One extra SELECT ... FOR UPDATE on a row that was going to be read anyway, and the race condition closes completely — for the populated case and the empty case.

Why This Matters Beyond Booking Systems

The general pattern is: row-level locking only protects rows that exist. Any “check for conflicts, then act” pattern where the conflict set can legitimately be empty has this gap. Inventory systems checking “is there an existing reservation for this SKU,” queue systems checking “is there already a job for this key,” uniqueness checks on a table that might currently have zero matching rows — all of the same shape.

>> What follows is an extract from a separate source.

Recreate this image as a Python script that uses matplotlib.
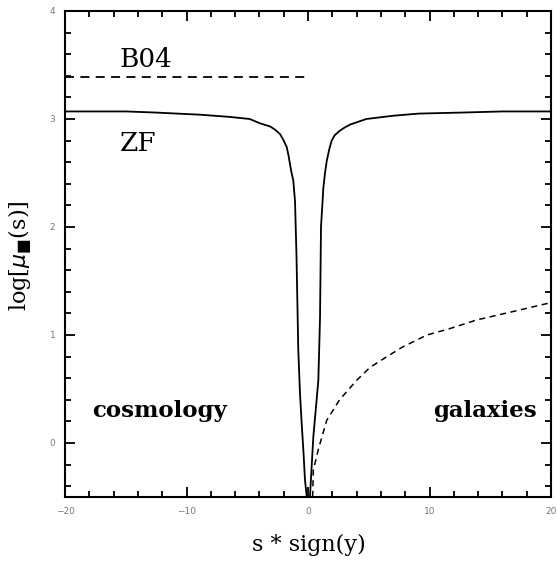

The fix generalizes too: lock a parent or sibling row that’s guaranteed to exist — a category row, a tenant row, a config singleton — to serialize access to a conflict set that might itself be empty. The lock doesn’t need to be semantically meaningful on its own; it just needs to exist and to be the same row across concurrent requests for the same logical resource.

Verifying It

This is the kind of bug that’s invisible in sequential testing and in low-traffic staging environments — it requires genuinely concurrent requests against an empty table. The test that catches it spins up two threads (or two async tasks) targeting the same empty-calendar slot simultaneously and asserts that exactly one succeeds:

def test_concurrent_booking_first_slot_of_day(self):
    """Two simultaneous bookings for the first slot of an empty
    day — exactly one should succeed."""
    results = []

    def attempt():
        try:
            create_booking(service_id=self.service.id, start_time_utc=self.slot, ...)
            results.append('ok')
        except SlotTakenError:
            results.append('taken')

    t1 = threading.Thread(target=attempt)
    t2 = threading.Thread(target=attempt)
    t1.start(); t2.start()
    t1.join(); t2.join()

    self.assertEqual(sorted(results), ['ok', 'taken'])

Without the sentinel lock, this test is flaky — it passes most of the time and fails under timing pressure, which is exactly the kind of bug that survives code review and surfaces in production three weeks after launch on the first genuinely busy day.